● Problem details: Copy out each line exactly; pictures stay out of the copy.
────
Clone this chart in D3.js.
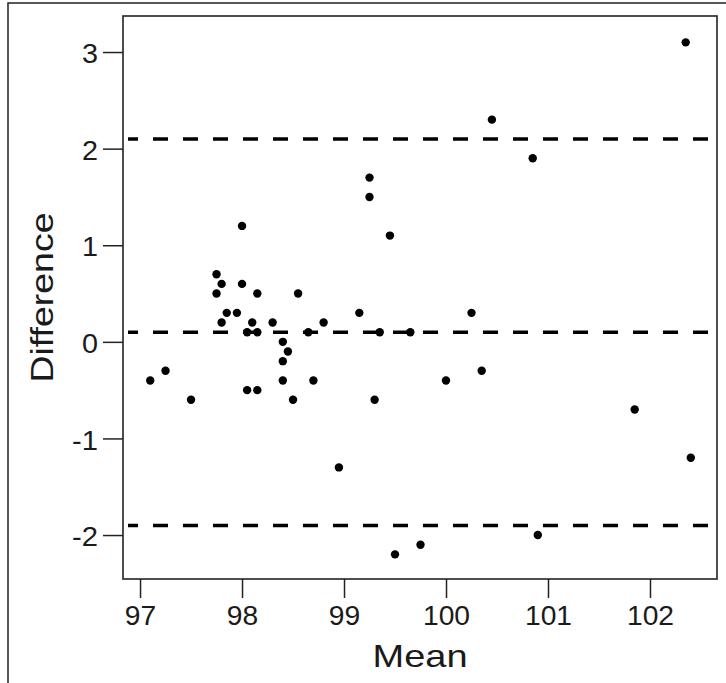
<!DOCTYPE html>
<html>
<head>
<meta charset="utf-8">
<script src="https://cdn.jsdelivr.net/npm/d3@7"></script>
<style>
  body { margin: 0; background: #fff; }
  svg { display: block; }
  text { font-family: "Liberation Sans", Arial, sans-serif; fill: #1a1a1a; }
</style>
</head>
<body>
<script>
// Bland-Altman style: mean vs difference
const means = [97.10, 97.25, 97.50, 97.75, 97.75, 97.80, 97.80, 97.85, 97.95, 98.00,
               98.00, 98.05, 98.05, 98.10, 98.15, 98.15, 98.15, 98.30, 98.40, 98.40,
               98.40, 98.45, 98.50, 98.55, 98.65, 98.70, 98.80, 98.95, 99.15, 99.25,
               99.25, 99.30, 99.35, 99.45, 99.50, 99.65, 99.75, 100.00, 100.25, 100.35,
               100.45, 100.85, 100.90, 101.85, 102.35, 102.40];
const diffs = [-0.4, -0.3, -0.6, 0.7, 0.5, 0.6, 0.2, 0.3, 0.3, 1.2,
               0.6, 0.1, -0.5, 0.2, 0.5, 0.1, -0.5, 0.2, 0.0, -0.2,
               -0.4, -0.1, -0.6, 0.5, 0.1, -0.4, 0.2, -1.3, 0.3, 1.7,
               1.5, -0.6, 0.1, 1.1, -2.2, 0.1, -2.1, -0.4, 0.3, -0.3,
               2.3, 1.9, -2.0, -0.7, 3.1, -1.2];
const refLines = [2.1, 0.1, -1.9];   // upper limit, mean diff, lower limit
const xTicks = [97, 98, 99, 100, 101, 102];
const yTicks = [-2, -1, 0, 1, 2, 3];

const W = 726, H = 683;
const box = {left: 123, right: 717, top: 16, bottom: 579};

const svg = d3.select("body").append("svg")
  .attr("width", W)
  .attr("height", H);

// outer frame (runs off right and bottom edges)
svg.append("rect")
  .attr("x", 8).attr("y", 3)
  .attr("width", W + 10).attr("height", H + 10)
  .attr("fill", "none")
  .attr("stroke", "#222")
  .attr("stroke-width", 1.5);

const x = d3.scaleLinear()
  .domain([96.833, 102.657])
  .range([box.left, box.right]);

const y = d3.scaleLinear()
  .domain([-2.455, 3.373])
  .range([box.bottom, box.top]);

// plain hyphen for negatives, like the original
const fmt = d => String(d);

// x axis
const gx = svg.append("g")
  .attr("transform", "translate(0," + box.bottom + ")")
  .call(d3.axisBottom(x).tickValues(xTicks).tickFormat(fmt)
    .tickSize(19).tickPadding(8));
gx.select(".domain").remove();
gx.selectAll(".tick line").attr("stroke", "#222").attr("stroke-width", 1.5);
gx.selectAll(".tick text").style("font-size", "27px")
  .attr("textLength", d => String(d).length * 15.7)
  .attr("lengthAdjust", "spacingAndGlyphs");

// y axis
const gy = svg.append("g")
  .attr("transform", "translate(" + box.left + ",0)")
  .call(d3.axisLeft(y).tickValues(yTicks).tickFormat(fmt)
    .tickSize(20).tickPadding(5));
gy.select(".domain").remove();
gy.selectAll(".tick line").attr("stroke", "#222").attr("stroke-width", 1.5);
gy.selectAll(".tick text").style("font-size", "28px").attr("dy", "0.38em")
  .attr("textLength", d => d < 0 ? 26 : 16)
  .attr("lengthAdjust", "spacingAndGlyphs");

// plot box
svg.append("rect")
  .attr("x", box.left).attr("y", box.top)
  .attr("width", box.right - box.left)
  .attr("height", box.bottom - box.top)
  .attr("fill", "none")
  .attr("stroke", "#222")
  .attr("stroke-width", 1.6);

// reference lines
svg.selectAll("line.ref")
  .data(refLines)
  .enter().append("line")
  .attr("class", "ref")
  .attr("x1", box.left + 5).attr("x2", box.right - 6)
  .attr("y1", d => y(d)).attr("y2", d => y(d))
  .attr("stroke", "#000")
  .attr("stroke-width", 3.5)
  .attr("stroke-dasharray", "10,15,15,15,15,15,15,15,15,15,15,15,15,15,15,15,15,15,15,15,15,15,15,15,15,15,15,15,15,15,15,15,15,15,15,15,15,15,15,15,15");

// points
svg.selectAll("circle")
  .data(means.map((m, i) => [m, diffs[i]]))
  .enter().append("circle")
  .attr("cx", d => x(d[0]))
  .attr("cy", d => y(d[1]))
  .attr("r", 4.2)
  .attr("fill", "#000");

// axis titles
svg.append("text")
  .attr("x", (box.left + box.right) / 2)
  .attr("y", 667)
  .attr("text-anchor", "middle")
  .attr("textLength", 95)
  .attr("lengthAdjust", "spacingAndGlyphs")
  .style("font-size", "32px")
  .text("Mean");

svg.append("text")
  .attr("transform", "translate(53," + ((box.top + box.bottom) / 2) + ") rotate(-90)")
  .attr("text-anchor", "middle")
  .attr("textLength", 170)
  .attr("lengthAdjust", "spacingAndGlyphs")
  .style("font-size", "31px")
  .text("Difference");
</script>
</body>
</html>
────
● Solution:
Clone this chart in D3.js.
<!DOCTYPE html>
<html>
<head>
<meta charset="utf-8">
<script src="https://cdn.jsdelivr.net/npm/d3@7"></script>
<style>
  body { margin: 0; background: #fff; }
  svg { display: block; }
  text { font-family: "Liberation Sans", Arial, sans-serif; fill: #1a1a1a; }
</style>
</head>
<body>
<script>
// Bland-Altman style: mean vs difference
const means = [97.10, 97.25, 97.50, 97.75, 97.75, 97.80, 97.80, 97.85, 97.95, 98.00,
               98.00, 98.05, 98.05, 98.10, 98.15, 98.15, 98.15, 98.30, 98.40, 98.40,
               98.40, 98.45, 98.50, 98.55, 98.65, 98.70, 98.80, 98.95, 99.15, 99.25,
               99.25, 99.30, 99.35, 99.45, 99.50, 99.65, 99.75, 100.00, 100.25, 100.35,
               100.45, 100.85, 100.90, 101.85, 102.35, 102.40];
const diffs = [-0.4, -0.3, -0.6, 0.7, 0.5, 0.6, 0.2, 0.3, 0.3, 1.2,
               0.6, 0.1, -0.5, 0.2, 0.5, 0.1, -0.5, 0.2, 0.0, -0.2,
               -0.4, -0.1, -0.6, 0.5, 0.1, -0.4, 0.2, -1.3, 0.3, 1.7,
               1.5, -0.6, 0.1, 1.1, -2.2, 0.1, -2.1, -0.4, 0.3, -0.3,
               2.3, 1.9, -2.0, -0.7, 3.1, -1.2];
const refLines = [2.1, 0.1, -1.9];   // upper limit, mean diff, lower limit
const xTicks = [97, 98, 99, 100, 101, 102];
const yTicks = [-2, -1, 0, 1, 2, 3];

const W = 726, H = 683;
const box = {left: 123, right: 717, top: 16, bottom: 579};

const svg = d3.select("body").append("svg")
  .attr("width", W)
  .attr("height", H);

// outer frame (runs off right and bottom edges)
svg.append("rect")
  .attr("x", 8).attr("y", 3)
  .attr("width", W + 10).attr("height", H + 10)
  .attr("fill", "none")
  .attr("stroke", "#222")
  .attr("stroke-width", 1.5);

const x = d3.scaleLinear()
  .domain([96.833, 102.657])
  .range([box.left, box.right]);

const y = d3.scaleLinear()
  .domain([-2.455, 3.373])
  .range([box.bottom, box.top]);

// plain hyphen for negatives, like the original
const fmt = d => String(d);

// x axis
const gx = svg.append("g")
  .attr("transform", "translate(0," + box.bottom + ")")
  .call(d3.axisBottom(x).tickValues(xTicks).tickFormat(fmt)
    .tickSize(19).tickPadding(8));
gx.select(".domain").remove();
gx.selectAll(".tick line").attr("stroke", "#222").attr("stroke-width", 1.5);
gx.selectAll(".tick text").style("font-size", "27px")
  .attr("textLength", d => String(d).length * 15.7)
  .attr("lengthAdjust", "spacingAndGlyphs");

// y axis
const gy = svg.append("g")
  .attr("transform", "translate(" + box.left + ",0)")
  .call(d3.axisLeft(y).tickValues(yTicks).tickFormat(fmt)
    .tickSize(20).tickPadding(5));
gy.select(".domain").remove();
gy.selectAll(".tick line").attr("stroke", "#222").attr("stroke-width", 1.5);
gy.selectAll(".tick text").style("font-size", "28px").attr("dy", "0.38em")
  .attr("textLength", d => d < 0 ? 26 : 16)
  .attr("lengthAdjust", "spacingAndGlyphs");

// plot box
svg.append("rect")
  .attr("x", box.left).attr("y", box.top)
  .attr("width", box.right - box.left)
  .attr("height", box.bottom - box.top)
  .attr("fill", "none")
  .attr("stroke", "#222")
  .attr("stroke-width", 1.6);

// reference lines
svg.selectAll("line.ref")
  .data(refLines)
  .enter().append("line")
  .attr("class", "ref")
  .attr("x1", box.left + 5).attr("x2", box.right - 6)
  .attr("y1", d => y(d)).attr("y2", d => y(d))
  .attr("stroke", "#000")
  .attr("stroke-width", 3.5)
  .attr("stroke-dasharray", "10,15,15,15,15,15,15,15,15,15,15,15,15,15,15,15,15,15,15,15,15,15,15,15,15,15,15,15,15,15,15,15,15,15,15,15,15,15,15,15,15");

// points
svg.selectAll("circle")
  .data(means.map((m, i) => [m, diffs[i]]))
  .enter().append("circle")
  .attr("cx", d => x(d[0]))
  .attr("cy", d => y(d[1]))
  .attr("r", 4.2)
  .attr("fill", "#000");

// axis titles
svg.append("text")
  .attr("x", (box.left + box.right) / 2)
  .attr("y", 667)
  .attr("text-anchor", "middle")
  .attr("textLength", 95)
  .attr("lengthAdjust", "spacingAndGlyphs")
  .style("font-size", "32px")
  .text("Mean");

svg.append("text")
  .attr("transform", "translate(53," + ((box.top + box.bottom) / 2) + ") rotate(-90)")
  .attr("text-anchor", "middle")
  .attr("textLength", 170)
  .attr("lengthAdjust", "spacingAndGlyphs")
  .style("font-size", "31px")
  .text("Difference");
</script>
</body>
</html>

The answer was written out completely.